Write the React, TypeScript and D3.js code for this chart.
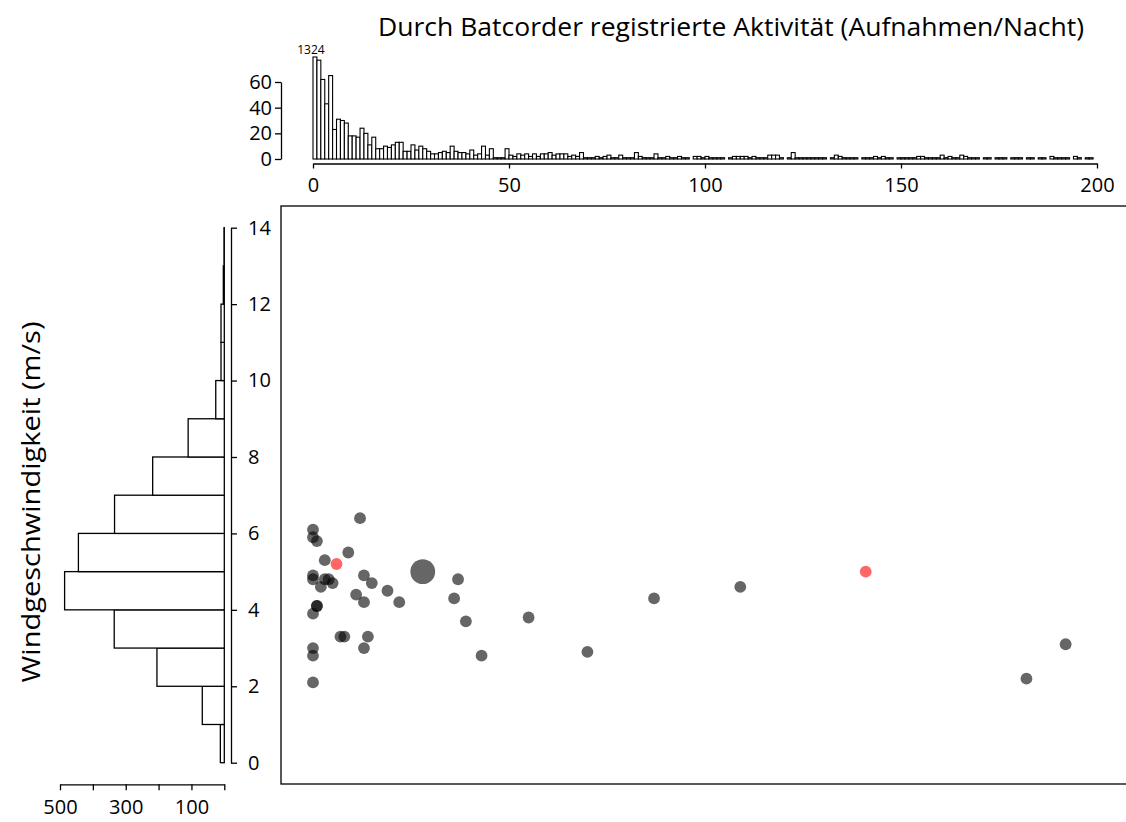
import * as d3 from "d3";
import { useEffect, useRef } from "react";

// recordings per night, 1-wide bins from 0 to 200
const countsA = [1324, 77, 62, 43, 65, 23, 31, 30, 28, 18, 18, 17, 24, 20, 11, 17, 8, 8, 10, 9, 11, 13, 13, 6, 6, 11, 7, 10, 8, 6, 4, 4, 5, 6, 5, 10, 6, 5, 5, 4, 7, 3, 4, 10, 3, 8, 1, 1, 1, 8];
const countsB = [3, 2, 4, 3, 4, 2, 4, 2, 4, 4, 5, 3, 4, 4, 4, 2, 3, 2, 5, 1, 1, 1, 2, 1, 2, 3, 1, 1, 3, 1, 1, 1, 5, 2, 1, 1, 1, 4, 1, 1, 2, 1, 1, 2, 1, 1, 0, 2, 2, 1];
const countsC = [2, 1, 1, 1, 1, 0, 1, 2, 2, 2, 2, 1, 2, 1, 1, 1, 3, 3, 3, 1, 0, 1, 5, 1, 1, 1, 1, 1, 1, 1, 1, 0, 1, 3, 2, 1, 1, 1, 1, 0, 1, 1, 1, 2, 1, 2, 1, 1, 0, 1];
const countsD = [1, 1, 1, 1, 2, 2, 1, 1, 1, 1, 3, 1, 2, 1, 1, 3, 2, 1, 1, 1, 0, 1, 1, 0, 1, 1, 1, 0, 1, 1, 1, 0, 1, 1, 0, 1, 1, 0, 2, 1, 1, 1, 1, 0, 2, 1, 0, 1, 1, 0];
const activityCounts = [...countsA, ...countsB, ...countsC, ...countsD];

// wind speed histogram, 1 m/s bins
const windBinStart = [0, 1, 2, 3, 4, 5, 6, 7, 8, 9, 10, 11, 12, 13];
const windCounts = [12, 67, 205, 335, 486, 444, 334, 218, 110, 26, 10, 10, 3, 1];

// scatter: activity vs wind speed
const nightActivity = [12, 0, 0, 1, 9, 3, 0, 0, 3, 4, 5, 2, 13, 15, 19, 37, 11, 13, 22, 36, 39, 1, 1, 0, 7, 8, 14, 13, 0, 0, 43, 0, 55, 70, 87, 109, 182, 192, 28, 6, 141];
const nightWind = [6.4, 6.1, 5.9, 5.8, 5.5, 5.3, 4.9, 4.8, 4.8, 4.8, 4.7, 4.6, 4.9, 4.7, 4.5, 4.8, 4.4, 4.2, 4.2, 4.3, 3.7, 4.1, 4.1, 3.9, 3.3, 3.3, 3.3, 3.0, 3.0, 2.8, 2.8, 2.1, 3.8, 2.9, 4.3, 4.6, 2.2, 3.1, 5.0, 5.2, 5.0];
const nightSize = [1, 1, 1, 1, 1, 1, 1, 1, 1, 1, 1, 1, 1, 1, 1, 1, 1, 1, 1, 1, 1, 1, 1, 1, 1, 1, 1, 1, 1, 1, 1, 1, 1, 1, 1, 1, 1, 1, 2.1, 1, 1];
const nightMarked = [0, 0, 0, 0, 0, 0, 0, 0, 0, 0, 0, 0, 0, 0, 0, 0, 0, 0, 0, 0, 0, 0, 0, 0, 0, 0, 0, 0, 0, 0, 0, 0, 0, 0, 0, 0, 0, 0, 0, 1, 1];

const topXTicks = [0, 50, 100, 150, 200];
const topYTicks = [0, 20, 40, 60];
const windTicks = [0, 2, 4, 6, 8, 10, 12, 14];
const leftTicks = [0, 100, 200, 300, 400, 500];
const leftLabels = [100, 300, 500];

const FONT = "'Open Sans', sans-serif";

const App = () => {
  const ref = useRef<SVGSVGElement>(null);

  useEffect(() => {
    document.body.style.margin = "0";
    if (ref && ref.current) ref.current.innerHTML = "";

    const width = 1126;
    const height = 822;

    const svg = d3.select(ref.current)
      .attr("width", width)
      .attr("height", height)
      .style("display", "block")
      .style("font-family", FONT);

    // scales
    const x = d3.scaleLinear().domain([0, 200]).range([313, 1097]);
    const yTop = d3.scaleLinear().domain([0, 60]).range([159, 82]);
    const yWind = d3.scaleLinear().domain([0, 14]).range([762.7, 227.7]);
    const xLeft = d3.scaleLinear().domain([0, 500]).range([224.3, 60]);
    const topClip = yTop.invert(57);

    const styleAxis = (g, size = 20) => {
      g.select(".domain").attr("stroke", "#000").attr("stroke-width", 1.3);
      g.selectAll(".tick line").attr("stroke", "#000").attr("stroke-width", 1.3);
      g.selectAll(".tick text")
        .attr("fill", "#000")
        .style("font-family", FONT)
        .style("font-size", `${size}px`);
    };

    // title
    svg.append("text")
      .attr("x", 731)
      .attr("y", 36)
      .attr("text-anchor", "middle")
      .attr("font-size", 25)
      .attr("textLength", 706)
      .attr("lengthAdjust", "spacingAndGlyphs")
      .text("Durch Batcorder registrierte Aktivität (Aufnahmen/Nacht)");

    // top histogram
    svg.append("g")
      .selectAll("rect")
      .data(activityCounts)
      .join("rect")
        .attr("x", (d, i) => x(i))
        .attr("y", d => yTop(Math.min(d, topClip)))
        .attr("width", x(1) - x(0))
        .attr("height", d => yTop(0) - yTop(Math.min(d, topClip)))
        .attr("fill", "#fff")
        .attr("stroke", "#000")
        .attr("stroke-width", 1.1);

    svg.append("text")
      .attr("x", x(0.5) - 4)
      .attr("y", 54)
      .attr("text-anchor", "middle")
      .attr("font-size", 12)
      .text(activityCounts[0]);

    svg.append("g")
      .attr("transform", "translate(281,0)")
      .call(d3.axisLeft(yTop).tickValues(topYTicks).tickSize(6).tickSizeOuter(0).tickPadding(3))
      .call(g => styleAxis(g));

    svg.append("g")
      .attr("transform", "translate(0,163.5)")
      .call(d3.axisBottom(x).tickValues(topXTicks).tickSize(5).tickSizeOuter(0).tickPadding(9))
      .call(g => styleAxis(g));

    // left histogram of wind speed
    svg.append("g")
      .selectAll("rect")
      .data(windCounts)
      .join("rect")
        .attr("x", d => xLeft(d))
        .attr("y", (d, i) => yWind(windBinStart[i] + 1))
        .attr("width", d => xLeft(0) - xLeft(d))
        .attr("height", (d, i) => yWind(windBinStart[i]) - yWind(windBinStart[i] + 1))
        .attr("fill", "#fff")
        .attr("stroke", "#000")
        .attr("stroke-width", 1.3);

    svg.append("g")
      .attr("transform", "translate(231,0)")
      .call(d3.axisRight(yWind).tickValues(windTicks).tickSize(6).tickSizeOuter(0).tickPadding(11))
      .call(g => styleAxis(g));

    svg.append("g")
      .attr("transform", "translate(0,784.3)")
      .call(d3.axisBottom(xLeft).tickValues(leftTicks).tickSize(6).tickSizeOuter(0).tickPadding(10)
        .tickFormat(d => leftLabels.includes(+d) ? String(d) : ""))
      .call(g => styleAxis(g));

    svg.append("text")
      .attr("transform", "translate(40,502) rotate(-90)")
      .attr("text-anchor", "middle")
      .attr("font-size", 26)
      .attr("textLength", 361)
      .attr("lengthAdjust", "spacingAndGlyphs")
      .text("Windgeschwindigkeit (m/s)");

    // scatter panel box
    svg.append("rect")
      .attr("x", 281)
      .attr("y", 206)
      .attr("width", 860)
      .attr("height", 578)
      .attr("fill", "none")
      .attr("stroke", "#000")
      .attr("stroke-width", 1.3);

    svg.append("g")
      .selectAll("circle")
      .data(nightActivity)
      .join("circle")
        .attr("cx", d => x(d))
        .attr("cy", (d, i) => yWind(nightWind[i]))
        .attr("r", (d, i) => 5.9 * nightSize[i])
        .attr("fill", (d, i) => nightMarked[i] ? "#ff0000" : "#000")
        .attr("fill-opacity", 0.6);
  }, []);

  return <svg ref={ref} />;
};

export default App;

**Required task:**
Please repeat exactly the data above from its first line to the line that contains "10, 10, 3, 1];", inclusive, and leave every picture out.

**Solution to the problem:**
Write the React, TypeScript and D3.js code for this chart.
import * as d3 from "d3";
import { useEffect, useRef } from "react";

// recordings per night, 1-wide bins from 0 to 200
const countsA = [1324, 77, 62, 43, 65, 23, 31, 30, 28, 18, 18, 17, 24, 20, 11, 17, 8, 8, 10, 9, 11, 13, 13, 6, 6, 11, 7, 10, 8, 6, 4, 4, 5, 6, 5, 10, 6, 5, 5, 4, 7, 3, 4, 10, 3, 8, 1, 1, 1, 8];
const countsB = [3, 2, 4, 3, 4, 2, 4, 2, 4, 4, 5, 3, 4, 4, 4, 2, 3, 2, 5, 1, 1, 1, 2, 1, 2, 3, 1, 1, 3, 1, 1, 1, 5, 2, 1, 1, 1, 4, 1, 1, 2, 1, 1, 2, 1, 1, 0, 2, 2, 1];
const countsC = [2, 1, 1, 1, 1, 0, 1, 2, 2, 2, 2, 1, 2, 1, 1, 1, 3, 3, 3, 1, 0, 1, 5, 1, 1, 1, 1, 1, 1, 1, 1, 0, 1, 3, 2, 1, 1, 1, 1, 0, 1, 1, 1, 2, 1, 2, 1, 1, 0, 1];
const countsD = [1, 1, 1, 1, 2, 2, 1, 1, 1, 1, 3, 1, 2, 1, 1, 3, 2, 1, 1, 1, 0, 1, 1, 0, 1, 1, 1, 0, 1, 1, 1, 0, 1, 1, 0, 1, 1, 0, 2, 1, 1, 1, 1, 0, 2, 1, 0, 1, 1, 0];
const activityCounts = [...countsA, ...countsB, ...countsC, ...countsD];

// wind speed histogram, 1 m/s bins
const windBinStart = [0, 1, 2, 3, 4, 5, 6, 7, 8, 9, 10, 11, 12, 13];
const windCounts = [12, 67, 205, 335, 486, 444, 334, 218, 110, 26, 10, 10, 3, 1];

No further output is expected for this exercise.